Is it merely our allegiance to a set of doctrines? Is it Mass on Sundays and eating fish on Fridays? Is it simply acknowledgement of our Church leadership as the folks who dress in “funny clothes” like white cassocks and sashes?
More seriously, does our identity rest solely in such things as our belief in the Real Presence, veneration of the Blessed Mother, and Purgatory? Or is it yet even more of an encompassing worldview of the purpose of our lives and how to lead them? If so, what exactly is that worldview which we should uniformly espouse as our identity?
Where do we go to get this identity? Do we need to go back in time? Did we have a complete sense of Catholic identity back in the Fifties? The Thirties? Just before the time of Luther? At the time of the Apostles? The Protestants, especially the charismatic/Pentecostal types, are all too quick to say they have the real identity of the first-century church before “Romish Popery” messed it up. So I guess we have to be careful before engaging in simple “Antiquarianism,” whether we look back fifty years or two thousand years.
I’ll be expanding on this theme over the next few posts, but I thought I would invite some preliminary thoughts from anyone else out there. So, comment away!

Wednesday, December 2, 2009

Hello to the blogosphere!

My name is Michael Val Hietter.
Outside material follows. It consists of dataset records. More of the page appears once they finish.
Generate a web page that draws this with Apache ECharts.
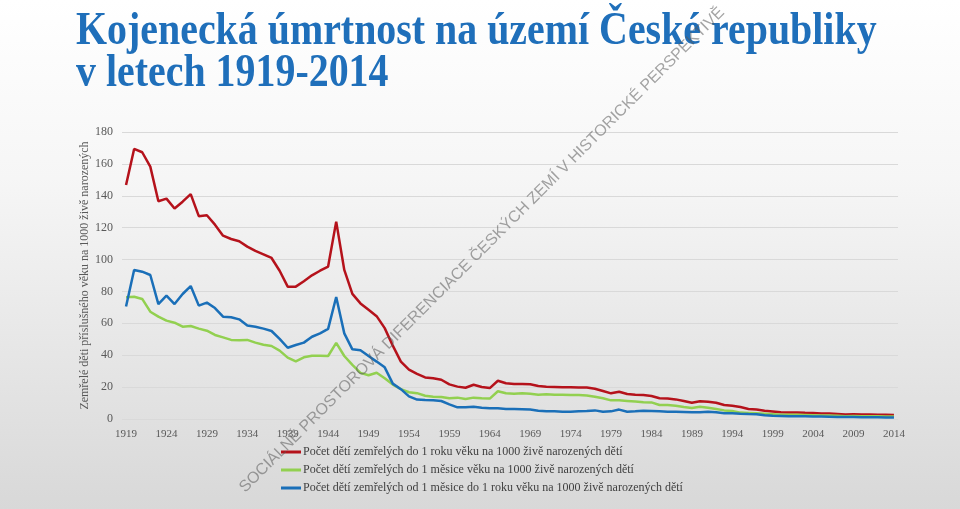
<!DOCTYPE html>
<html>
<head>
<meta charset="utf-8">
<script src="https://cdn.jsdelivr.net/npm/echarts@6/dist/echarts.min.js"></script>
<style>html,body{margin:0;padding:0;}#c{width:960px;height:509px;}</style>
</head>
<body>
<div id="c"></div>
<script>
const years = [];
for (let y = 1919; y <= 2014; y++) years.push(String(y));

const infant = [146.8,169.4,167.3,158.3,136.6,138.2,132,136.3,141,127.2,127.8,121.9,115,112.9,111.5,108.1,105.4,103.3,101,93,83,83,86.4,90.1,93,95.6,123.8,93.5,78.5,72.5,68.5,64.5,57,46,36,31,28.3,26.1,25.5,24.6,21.7,20.3,19.6,21.5,20.1,19.4,24,22.4,22,22,21.8,20.7,20.3,20.1,19.9,19.9,19.7,19.7,19,17.6,16.1,17.1,15.7,15.2,15,14.4,13,12.8,12.3,11.3,10.2,11.1,10.8,10.2,8.8,8.3,7.5,6.3,5.9,5.2,4.7,4.2,4.0,4.1,3.9,3.8,3.5,3.4,3.2,2.9,3.0,2.8,2.8,2.7,2.6,2.5];
const neonatal = [76.3,76.7,75.3,67.3,64.2,61.7,60.4,57.9,58.3,56.7,55.4,52.7,51.2,49.6,49.4,49.6,47.9,46.6,45.8,42.9,38.5,36.2,38.7,39.7,39.7,39.5,47.7,39.5,33.9,28.9,27.4,29,25.5,21.6,18.7,16.8,16.2,14.6,14,13.8,13,13.4,12.5,13.4,13,12.8,17.4,16.1,15.9,16.1,15.9,15.2,15.5,15.2,15.2,15,15,14.8,14,13,11.7,11.7,11.3,10.9,10.5,10.4,8.8,8.8,8.3,7.5,6.9,7.7,7.1,6.3,5.4,5.0,4.0,3.8,3.6,3.3,3.0,2.7,2.6,2.6,2.5,2.4,2.2,2.2,2.0,1.8,1.9,1.7,1.8,1.7,1.6,1.5];
const postneonatal = [70.5,93.5,92.4,90.3,72.1,77.4,72.1,78.4,83.4,71.1,73,69.6,64.2,63.8,62.5,58.6,57.9,56.7,55.2,50.2,44.7,46.4,47.9,51.6,53.7,56.5,76.5,53.7,43.7,43.1,39.5,36,32.4,22.2,18.7,14.2,12.2,11.9,11.7,11.3,9.2,7.3,7.3,7.7,7.1,6.7,6.7,6.3,6.2,6.1,5.9,5.2,4.8,4.8,4.6,4.6,4.8,5.0,5.4,4.6,4.8,5.9,4.6,4.8,5.2,5.0,4.8,4.6,4.6,4.4,4.2,4.2,4.6,4.2,3.6,3.6,3.3,3.1,3.0,2.3,2.0,1.9,1.8,1.8,1.7,1.6,1.5,1.4,1.3,1.2,1.2,1.1,1.1,1.1,1.0,0.9];

const seriesNames = [
  'Počet dětí zemřelých do 1 roku věku na 1000 živě narozených dětí',
  'Počet dětí zemřelých do 1 měsice věku na 1000 živě narozených dětí',
  'Počet dětí zemřelých od 1 měsice do 1 roku věku na 1000 živě narozených dětí'
];
const yTicks = {min: 0, max: 180, interval: 20};
const titleLines = ['Kojenecká úmrtnost na území České republiky', 'v letech 1919-2014'];
const watermark = 'SOCIÁLNĚ PROSTOROVÁ DIFERENCIACE ČESKÝCH ZEMÍ V HISTORICKÉ PERSPEKTIVĚ';

const serif = '"Liberation Serif", "Times New Roman", serif';
const chart = echarts.init(document.getElementById('c'));
chart.setOption({
  backgroundColor: new echarts.graphic.LinearGradient(0, 0, 0, 1, [
    {offset: 0, color: '#ffffff'}, {offset: 0.35, color: '#f6f6f6'}, {offset: 1, color: '#d8d8d8'}
  ]),
  animation: false,
  grid: {left: 122, right: 62, top: 132, bottom: 90},
  legend: {
    orient: 'vertical', left: 281, top: 446, itemGap: 6, padding: 0,
    itemWidth: 20, itemHeight: 3, icon: 'rect',
    textStyle: {fontFamily: serif, fontSize: 12, color: '#404040', padding: [0,0,0,-3]},
    data: seriesNames
  },
  xAxis: {
    type: 'category', data: years, boundaryGap: true,
    axisLine: {show: false}, axisTick: {show: false},
    axisLabel: {interval: 4, fontFamily: serif, fontSize: 11, color: '#595959', margin: 10}
  },
  yAxis: {
    type: 'value', min: yTicks.min, max: yTicks.max, interval: yTicks.interval,
    name: 'Zemřelé děti příslušného věku na 1000 živě narozených',
    nameLocation: 'middle', nameGap: 31, nameMoveOverlap: false,
    nameTextStyle: {fontFamily: serif, fontSize: 12, color: '#595959'},
    axisLabel: {fontFamily: serif, fontSize: 12, color: '#595959', margin: 9},
    splitLine: {lineStyle: {color: '#d9d9d9', width: 1}}
  },
  series: [
    {name: seriesNames[0], type: 'line', data: infant, showSymbol: false, lineStyle: {color: '#b5121b', width: 2.5}, itemStyle: {color: '#b5121b'}},
    {name: seriesNames[1], type: 'line', data: neonatal, showSymbol: false, lineStyle: {color: '#92d050', width: 2.5}, itemStyle: {color: '#92d050'}},
    {name: seriesNames[2], type: 'line', data: postneonatal, showSymbol: false, lineStyle: {color: '#1a6fb8', width: 2.5}, itemStyle: {color: '#1a6fb8'}}
  ],
  graphic: [
    {type: 'text', x: 76, y: 32, scaleX: 1.05, scaleY: 1.22, silent: true,
     style: {text: titleLines[0], font: 'bold 38px ' + serif, fill: '#1f6fba', align: 'left', verticalAlign: 'middle'}},
    {type: 'text', x: 76, y: 74, scaleX: 1.05, scaleY: 1.22, silent: true,
     style: {text: titleLines[1], font: 'bold 38px ' + serif, fill: '#1f6fba', align: 'left', verticalAlign: 'middle'}},
    {type: 'text', x: 482, y: 250, rotation: Math.PI / 4, silent: true, z: 100,
     style: {text: watermark, font: '16px "Liberation Sans", Arial, sans-serif', fill: 'rgba(90,90,90,0.55)', align: 'center', verticalAlign: 'middle'}}
  ]
});
</script>
</body>
</html>
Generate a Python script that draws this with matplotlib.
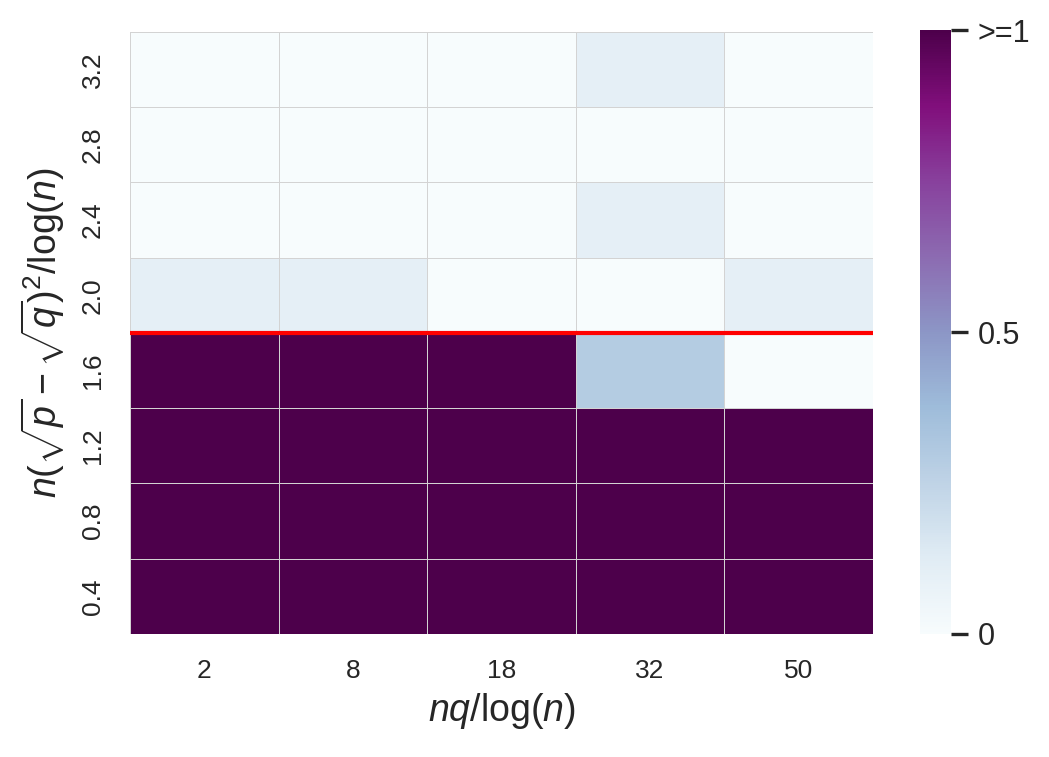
import numpy as np
import pandas as pd
import matplotlib
matplotlib.use('Agg')
import matplotlib.pyplot as plt
import seaborn as sns

# rows listed bottom to top
y_vals = ['0.4', '0.8', '1.2', '1.6', '2.0', '2.4', '2.8', '3.2']
x_vals = ['2', '8', '18', '32', '50']

row_04 = [1.0, 1.0, 1.0, 1.0, 1.0]
row_08 = [1.0, 1.0, 1.0, 1.0, 1.0]
row_12 = [1.0, 1.0, 1.0, 1.0, 1.0]
row_16 = [1.0, 1.0, 1.0, 0.29, 0.0]
row_20 = [0.1, 0.1, 0.0, 0.0, 0.1]
row_24 = [0.0, 0.0, 0.0, 0.1, 0.0]
row_28 = [0.0, 0.0, 0.0, 0.0, 0.0]
row_32 = [0.0, 0.0, 0.0, 0.1, 0.0]

threshold_row = 4  # boundary between 1.6 and 2.0


def main():
    sns.set_theme(style='white')
    plt.rcParams['font.family'] = ['Liberation Sans', 'DejaVu Sans']
    plt.rcParams['mathtext.fontset'] = 'custom'
    plt.rcParams['mathtext.rm'] = 'Liberation Sans'
    plt.rcParams['mathtext.it'] = 'Liberation Sans:italic'

    rows = [row_04, row_08, row_12, row_16, row_20, row_24, row_28, row_32]
    # top row first for the heatmap
    df = pd.DataFrame(rows[::-1], index=y_vals[::-1], columns=x_vals)

    fig = plt.figure(figsize=(5.245, 3.785), dpi=200)
    ax = fig.add_axes([0.124, 0.1625, 0.708, 0.7955])
    cax = fig.add_axes([0.877, 0.1625, 0.0296, 0.7975])

    sns.heatmap(df, ax=ax, cbar_ax=cax, cmap='BuPu', vmin=0, vmax=1,
                linewidths=0.25, linecolor='lightgray',
                cbar_kws={'ticks': [0, 0.5, 1]})

    ax.axhline(len(y_vals) - threshold_row, color='red', lw=1.5)

    ax.tick_params(axis='both', length=0, pad=9, labelsize=9.5)
    ax.set_yticklabels(ax.get_yticklabels(), rotation=90, va='center')
    ax.set_xticklabels(ax.get_xticklabels(), rotation=0)
    ax.set_xlabel(r'$nq/\log(n)$', fontsize=13.5, labelpad=3)
    ax.set_ylabel(r'$n(\sqrt{p}-\sqrt{q})^2/\log(n)$', fontsize=13.5, labelpad=5)

    cax.set_yticklabels(['0', '0.5', '>=1'])
    cax.tick_params(length=6, width=1.2, color='#262626', labelsize=11, pad=3.5)
    cax.yaxis.set_ticks_position('right')
    for s in cax.spines.values():
        s.set_visible(False)

    plt.savefig('out.png', dpi=200)


if __name__ == "__main__":
    main()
This is my first attempt at a blog. I am sure that the quality of this blog (or lack thereof) will show that fact in bare-naked detail.

The theme of this blog is the search for truth in the context of the Catholic faith--the seeking of both the truths contained in and regarding the Faith itself, as well as universal truths as enlightened by the Faith. While most blogs I read are very good at GIVING answers to, or at least one person's opinion upon, matters both trivial and important, I really started this blog with the idea of ASKING questions and LEARNING answers to issues that have been knocking around in my brain for quite a while. Rather selfishly, I hope to GET more than I GIVE.

So, sit back and enjoy the ratiocinations of one soul on a journey through his heart and his mind. Maybe we'll all grow together!